The married women's advice was simple: go back to where you took the wrong turn, then you will come to more familiar ground and will find your way again and find your intended destination. In the days that followed after this dream, my mind was preoccupied in identifying how I had come to feel so lost regarding the relationship: the almost constant negative feedback, with too litte positive feedback to balance it out. Once I realized the actual communication problem, I instantly realized what I needed to do and what I needed from him to resolve my negative emotions. And so I suggested to him that perhaps for a while it would help the both of us to try and express ourselves only in a positive way. The irony of the actual events is that I suggested this while we were driving, with me at the steering wheel.

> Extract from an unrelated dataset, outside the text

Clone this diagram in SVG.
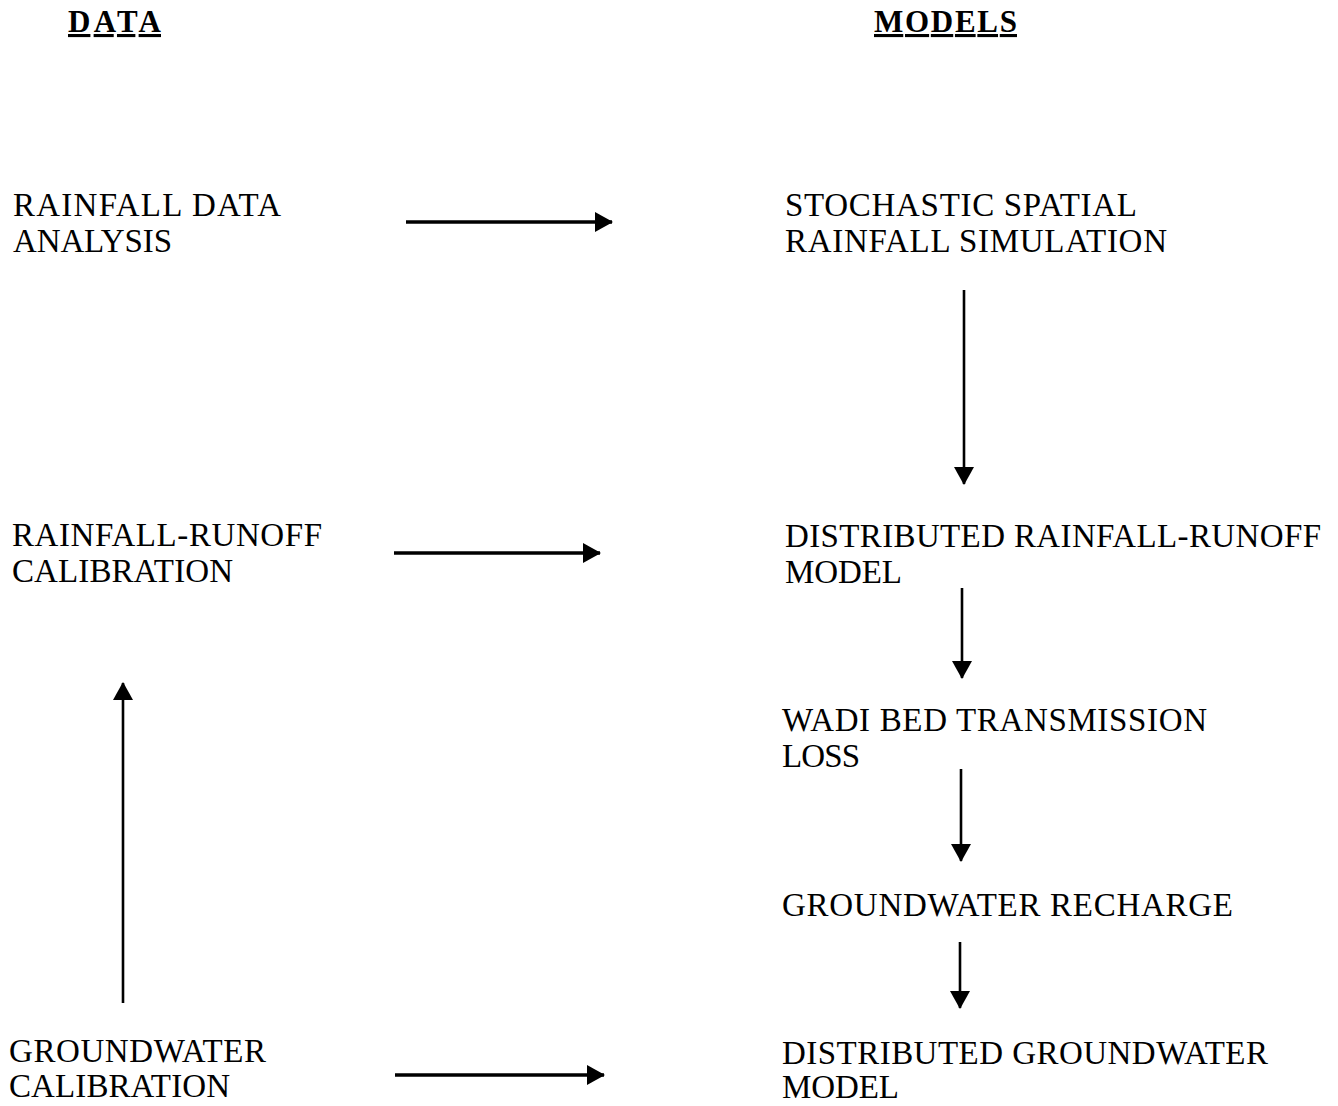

At first he reacted rather negative to my general suggestion. He didn't understand what I meant, nor what the problem was. I then told him by example, how it made me feel loved when he touched me affectionately, how it enabled me to take in his negative feelings about my own actions in the past when he communicated "please don't do this anymore," when at the same time he stroked my cheek and look into my eyes with love and understanding. And right after I said that he put his hand on my leg affectionately. It made me feel better instantly. And over the days after we both reinforced our positive loving feelings for each other in this way. The healing and solution was rapid and amazingly easy. Within days I was able to offer to interrupt my own doings at home to go to the shop for him and get him something, even though he could have done it himself easily, when I noticed he was tired, and that without him asking me to, let alone ask me repeatedly. His face had such a surprised pleased look that it made me remember to repeat such a small non-spoken offer of love next time. And though there were frustrations over the days and weeks after for the both of us in our daily life events, we had found a way to not have it turn negatively onto each other, and instead support each other again both in our own way that makes the other feel loved.

Right now he is back in Nicaragua, because his maximum allowed stay was near expiration. But we are also engaged, and I have confidence again that it is based on something real and workable. I do not fear I may have made the wrong decision anymore and do not wish to ever have to be parted from him again.